Home > Updates > Argos workers in Sainsbury’s stores threatened with losing collective bargaining

Argos workers in Sainsbury’s stores threatened with losing collective bargaining

Iain Dalton, Usdaw Broad Left chair

Argos has announced the transfer of its staff working in Sainsbury’s shops to Sainsbury’s itself.

Since purchasing Argos for £1.4 billion in 2017, Sainsbury’s has now opened several hundred Argos shops within its stores. As this expansion has continued, many of these have replaced pre-existing Argos stores.

It is clear that management are conducting a policy of levelling down terms and conditions. Last year Argos staff bonuses halved in value from £10 to £5, the same amount currently received by Sainsbury’s workers.

The transfer would mean protection for a year. But then, while workers would get a pay increase to £9.20, they would lose paid breaks, premium payments and the right to take bank holidays off.

Also, Usdaw the shop workers’ union, has collective bargaining rights for Argos staff – but Sainsbury’s has much weaker agreements with Usdaw and Unite the Union in its stores, which do not include collective bargaining rights. This will weaken the position of those staff being transferred.

As we pointed out in relation to the Asda-Sainsbury’s potential merger, there is a need for trade unionists on both sides of any merger to come together to plan a campaign to level up terms and conditions to the best level in either company – or better! Failing to do so leaves the door open for the company to ‘divide and rule’ and level them down.
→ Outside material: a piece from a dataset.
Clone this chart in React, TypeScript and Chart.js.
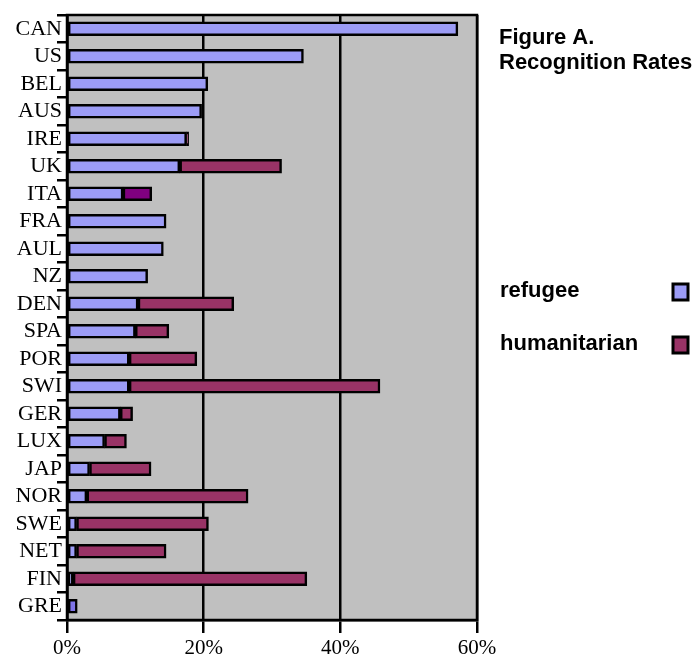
import React, { useEffect, useRef } from "react";
import { Chart, registerables } from "chart.js";

Chart.register(...registerables);

const categories = ["CAN", "US", "BEL", "AUS", "IRE", "UK", "ITA", "FRA", "AUL", "NZ", "DEN", "SPA", "POR", "SWI", "GER", "LUX", "JAP", "NOR", "SWE", "NET", "FIN", "GRE"];
const refugee = [57.2, 34.6, 20.6, 19.7, 17.5, 16.5, 8.2, 14.5, 14.1, 11.8, 10.4, 10.0, 9.1, 9.1, 7.8, 5.5, 3.3, 2.9, 1.4, 1.4, 0.9, 1.5];
const humanitarian = [null, null, null, null, 0.3, 14.9, 4.2, null, null, null, 14.0, 4.9, 9.9, 36.7, 1.8, 3.2, 9.0, 23.6, 19.3, 13.1, 34.2, null];
const xTicks = [0, 20, 40, 60];
const seriesLabels = ["refugee", "humanitarian"];
const titleLines = ["Figure A.", "Recognition Rates"];

const REF_COLOR = "#9c9cf6";
const HUM_COLOR = "#993366";

const overlayPlugin = {
  id: "overlay",
  beforeDraw(chart: any) {
    const { ctx, chartArea } = chart;
    ctx.save();
    ctx.fillStyle = "#ffffff";
    ctx.fillRect(0, 0, chart.width, chart.height);
    ctx.fillStyle = "#c0c0c0";
    ctx.fillRect(chartArea.left, chartArea.top, chartArea.right - chartArea.left, chartArea.bottom - chartArea.top);
    ctx.restore();
  },
  beforeDatasetsDraw(chart: any) {
    const { ctx, chartArea } = chart;
    ctx.save();
    ctx.strokeStyle = "#000";
    ctx.lineWidth = 2.5;
    ctx.strokeRect(chartArea.left, chartArea.top, chartArea.right - chartArea.left, chartArea.bottom - chartArea.top);
    ctx.restore();
  },
  afterDraw(chart: any) {
    const { ctx } = chart;
    ctx.save();
    ctx.fillStyle = "#000";
    ctx.font = "bold 22px 'Liberation Sans', Arial, sans-serif";
    ctx.textAlign = "left";
    ctx.textBaseline = "alphabetic";
    ctx.fillText(titleLines[0], 499, 44);
    ctx.fillText(titleLines[1], 499, 69);
    const legendY = [297, 350];
    const colors = [REF_COLOR, HUM_COLOR];
    seriesLabels.forEach((lab, i) => {
      ctx.fillStyle = "#000";
      ctx.fillText(lab, 500, legendY[i]);
      ctx.fillStyle = colors[i];
      ctx.fillRect(673, legendY[i] - 13, 15, 16);
      ctx.strokeStyle = "#000";
      ctx.lineWidth = 3;
      ctx.strokeRect(673, legendY[i] - 13, 15, 16);
    });
    ctx.restore();
  },
};

export default function App() {
  const ref = useRef<HTMLCanvasElement | null>(null);
  useEffect(() => {
    if (!ref.current) return;
    const chart = new Chart(ref.current, {
      type: "bar",
      data: {
        labels: categories,
        datasets: [
          {
            label: seriesLabels[0],
            data: refugee,
            backgroundColor: categories.map((c) => (c === "GRE" ? "#7f74e8" : REF_COLOR)),
            borderColor: "#000",
            borderWidth: 2.5,
            borderSkipped: false,
            barThickness: 14,
          },
          {
            label: seriesLabels[1],
            data: humanitarian as any,
            backgroundColor: categories.map((c) => (c === "ITA" ? "#800080" : HUM_COLOR)),
            borderColor: "#000",
            borderWidth: 2.5,
            borderSkipped: false,
            barThickness: 14,
          },
        ],
      },
      options: {
        indexAxis: "y",
        responsive: false,
        animation: false,
        layout: { padding: { left: 0, right: 216, top: 15, bottom: 0 } },
        plugins: { legend: { display: false }, tooltip: { enabled: false }, title: { display: false } },
        scales: {
          x: {
            stacked: true,
            min: 0,
            max: 60,
            afterBuildTicks: (scale: any) => {
              scale.ticks = xTicks.map((v) => ({ value: v }));
            },
            afterFit: (scale: any) => {
              scale.height = 46;
            },
            ticks: {
              callback: (v: any) => v + "%",
              color: "#000",
              font: { family: "'Liberation Serif', 'Times New Roman', serif", size: 21 },
              padding: 3,
              maxRotation: 0,
            },
            grid: { color: "#000", lineWidth: 2.5, tickLength: 13, drawTicks: true },
            border: { color: "#000", width: 2.5 },
          },
          y: {
            stacked: true,
            afterFit: (scale: any) => {
              scale.width = 67;
            },
            ticks: {
              color: "#000",
              font: { family: "'Liberation Serif', 'Times New Roman', serif", size: 22 },
              padding: -5,
              autoSkip: false,
            },
            grid: { color: "#000", lineWidth: 2.5, tickLength: 10, drawOnChartArea: false, drawTicks: true, offset: true },
            border: { color: "#000", width: 2.5 },
          },
        },
      },
      plugins: [overlayPlugin],
    });
    return () => chart.destroy();
  }, []);
  return (
    <div style={{ position: "fixed", left: 0, top: 0, width: 693, height: 666, background: "#fff" }}>
      <canvas ref={ref} width={693} height={666} style={{ display: "block" }} />
    </div>
  );
}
Unfortunately, this has been the case in Sainsbury’s where Usdaw and Unite meet separately with the company, one after the other. Reps across the two unions urgently need to come together and plan a campaign to win a joint collective bargaining agreement with the company.

At the same time, negotiations on the Argos pay award for this year have been taking place. It is just above the Tory ‘living wage’ at £8.50 for over 25s. Not only is this less than that of Sainsbury’s, but it falls short of Usdaw’s four-year-old demand for a £10 an hour minimum wage.

Like in Morrison’s last year, workers in Argos are frustrated by low pay and may well vote down the pay offer. In which case, Usdaw’s response cannot be to again refuse to mobilise the membership to fight for more.

Members meetings should be organised to discuss with the national negotiating team to put in a counter-offer, with serious discussions about what campaigning, coordinated between Usdaw and Unite, can be done to back this up, up to and including industrial action.

If Usdaw refuses to fight for Argos workers now, it will be in a far weaker position when it inevitably attempts to transfer the remaining Argos workers onto Sainsbury’s contracts and destroy the remaining collective bargaining rights.